Mezclar los tiempos así, como en las películas, hubiera sido lo ideal. Hubiéramos podido enmendar algo de lo mucho que me salió mal. Hubiera sido fabuloso verte decorar la nueva casa vieja que compré lejos del mar y cerca de la sierra para que siempre –hasta en invierno– tuvieras sol y cielo azul, pero para cuando pude juntar el dinero para pagarla, ya te habías ido. Aún así, algunas veces me olvido de eso y, cuando veo una tienda de antigüedades, paro el carro y me bajo a curiosear y seguro que acabo comprando un nuevo espejo viejo para el comedor que estoy seguro te habría fascinado o las piezas que alguna vez rompí de ese juego azul de vajilla inglesa que reservabas solo para las grandes ocasiones. Hubiera podido cumplir mi promesa escolar de ganar, algún día, tanta plata como para llevarte conmigo a recorrer Madrid, Londres, París y Roma, pero la enfermedad se apuró más que todos mis preparativos y, por supuesto, llegó primero. Desde entonces, viajar se convirtió en una especie de dulce venganza. Viajar –que era lo que más amabas hacer– es mi manera de torear las penas y evadir las fechas amargas que no son pocas: tu cumpleaños, las Navidades, el aniversario de tu muerte y el Día de la Madre que procuro pasar en Argentina donde ni cuenta me doy porque allá lo celebran en octubre.

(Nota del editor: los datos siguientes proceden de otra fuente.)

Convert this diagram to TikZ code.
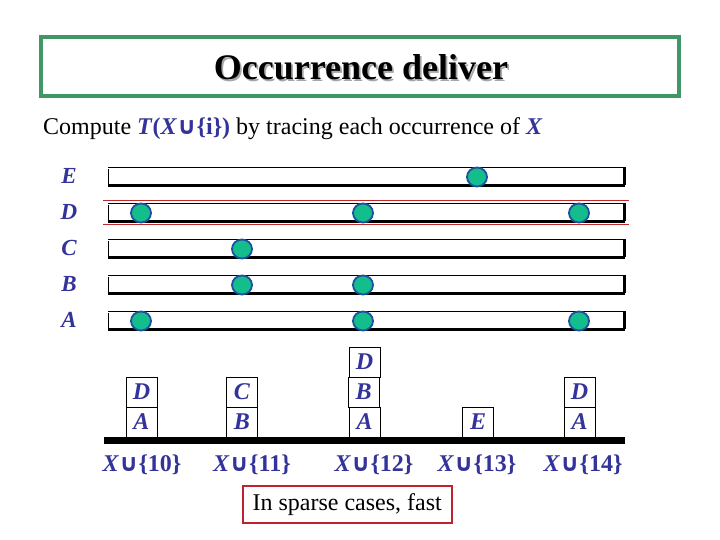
\documentclass[tikz,border=0pt]{standalone}
\usepackage{fontspec}
\usetikzlibrary{shapes.geometric}
\setmainfont{Liberation Serif}
\newfontfamily\symfont{DejaVu Sans}
\definecolor{txtblue}{RGB}{51,51,153}
\definecolor{dotfill}{RGB}{20,190,140}
\definecolor{dotline}{RGB}{30,80,160}
\definecolor{framegreen}{RGB}{64,150,100}
\definecolor{boxred}{RGB}{190,35,45}
\definecolor{linered}{RGB}{190,40,40}
\newcommand{\un}{{\symfont ∪}}
\begin{document}
\begin{tikzpicture}[x=1pt,y=-1pt,
  rowlabel/.style={font=\fontsize{23}{24}\selectfont\bfseries\itshape, text=txtblue, inner sep=0},
  dotmark/.style={ellipse, minimum width=20, minimum height=19, draw=dotline, line width=1.8, fill=dotfill, inner sep=0},
  itembox/.style={draw, line width=0.8, minimum width=31, minimum height=30, inner sep=0,
                  font=\fontsize{24}{24}\selectfont\bfseries\itshape, text=txtblue, fill=white},
  setlabel/.style={font=\fontsize{24}{26}\selectfont\bfseries, text=txtblue, inner sep=0, anchor=base},
  thinedge/.style={line width=1},
  thickedge/.style={line width=2.6},
]
\useasboundingbox (0,0) rectangle (720,540);
% title
\node[draw=framegreen, line width=3.5, minimum width=638, minimum height=59, inner sep=0] (frame) at (360,66.5) {};
\node[anchor=base, font=\fontsize{36}{40}\selectfont\bfseries, inner sep=0] (title) at (361,80)
  {\makebox[0pt][l]{\hspace{1.8pt}\raisebox{-1.8pt}{\textcolor{black!35}{Occurrence deliver}}}Occurrence deliver};
% subtitle
\node[anchor=base west, font=\fontsize{24}{28}\selectfont, inner sep=0] (sub) at (43,135)
  {Compute \textcolor{txtblue}{\textbf{\textit{T}(\textit{X}\un\{i\})}} by tracing each occurrence of \textcolor{txtblue}{\textbf{\textit{X}}}};
% red lines around D
\draw[linered, line width=1] (103,200.7) -- (629,200.7);
\draw[linered, line width=1] (103,224.2) -- (629,224.2);
% bars
\foreach \c/\n in {176.3/E,212.3/D,248.3/C,284.3/B,320.3/A}{
  \node[rowlabel] (lab\n) at (69,\c) {\n};
  \ifx\n D\else\draw[thinedge] (108,\c-9) -- (624,\c-9);\fi
  \draw[thickedge] (108,\c+9) -- (625.3,\c+9);
  \ifx\n E\else\draw[thinedge] (108.5,\c-7.5) -- (108.5,\c+9);\fi
  \draw[line width=3] (624,\c-9.5) -- (624,\c+9);
}
% dots
\node[dotmark] (dE1) at (477,177) {};
\node[dotmark] (dD1) at (141,213) {};
\node[dotmark] (dD2) at (363,213) {};
\node[dotmark] (dD3) at (579,213) {};
\node[dotmark] (dC1) at (242,249) {};
\node[dotmark] (dB1) at (242,285) {};
\node[dotmark] (dB2) at (363,285) {};
\node[dotmark] (dA1) at (141,321) {};
\node[dotmark] (dA2) at (363,321) {};
\node[dotmark] (dA3) at (579,321) {};
% baseline
\draw[line width=7] (104,440.5) -- (625,440.5);
% boxes
\node[itembox] (b10a) at (141.5,422) {A};
\node[itembox] (b10d) at (141.5,392) {D};
\node[itembox] (b11b) at (242,422) {B};
\node[itembox] (b11c) at (242,392) {C};
\node[itembox] (b12a) at (364.5,422) {A};
\node[itembox] (b12b) at (363.5,392) {B};
\node[itembox] (b12d) at (364.5,362) {D};
\node[itembox] (b13e) at (478,422) {E};
\node[itembox] (b14a) at (579.5,422) {A};
\node[itembox] (b14d) at (579.5,392) {D};
% set labels
\node[setlabel] (s10) at (142,471) {\textit{X}\un\{10\}};
\node[setlabel] (s11) at (252,471) {\textit{X}\un\{11\}};
\node[setlabel] (s12) at (374,471) {\textit{X}\un\{12\}};
\node[setlabel] (s13) at (477,471) {\textit{X}\un\{13\}};
\node[setlabel] (s14) at (583,471) {\textit{X}\un\{14\}};
% note
\node[draw=boxred, line width=2, minimum width=209, minimum height=37, inner sep=0,
      font=\fontsize{24}{28}\selectfont] (note) at (347.2,504.7) {In sparse cases, fast};
\end{tikzpicture}
\end{document}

Este último Año Nuevo, quizá conmemorando tus primeros diez años de ausencia, regresé a Europa. Esperé las doce campanadas frente a la torre de La Giralda en otra de las soñadas ciudades que tantas veces te oí nombrar, caminé solo en medio de las ruidosas multitudes que entraban y salían de los tablaos y me detuve en uno donde un gitano anunciaba, con su guitarra, la presentación de la nueva soberana del flamenco: Irma. No pude evitar la risa. Justo cuando estoy a punto de ensombrecer, tú resplandeces. No creas que no me he dado cuenta de que son tus travesuras. Puedo estar caminando por las calles más silenciosas de alguna ciudad remota, puedo estar tomándome un simple café con leche a la vuelta de mi casa, leyendo los diarios, cuando de repente, de las formas más insospechadas, zas, brota tu nombre de cualquier parte. Puedo encontrarte, por ejemplo, en el teleprompter, en las noticias matutinas que me toca relatar: Cuba y la Florida en estado de alerta máxima ante la inminente llegada de Irma, huracán categoría 5, poderosa tormenta, ciclón tropical de pronóstico reservado. (Más o menos como cuando te enfadabas). O que la minivan que nos conduce en un recorrido por Lombardía se detenga para una recarga de combustible en la desconocida comuna de Irma, provincia de Brescia, parada técnica que no figura en ningún itinerario turístico, pero al que yo, tarde o temprano, tenía que llegar. O que, en la puerta de un club de música electrónica, una pizarra escrita con tizas de colores comunique el retorno a los tornamesas de la DJ más ovacionada: Irma is back! Puedo estar caminando una noche extraña de Turquía y al dar la vuelta a una esquina, un teatro barroco, muy iluminado y el nombre de una cantante morena que se anuncia en letras gigantescas en la marquesina: Irma. Tu nombre viene lento como las músicas humildes. Irma. La mitad de tu nombre basta para detener el mal. Tu nombre que cuida mis pasos adonde la vida me lleve. Tu nombre que conjura el infortunio. Tu nombre que diluye la noche negra del rencor.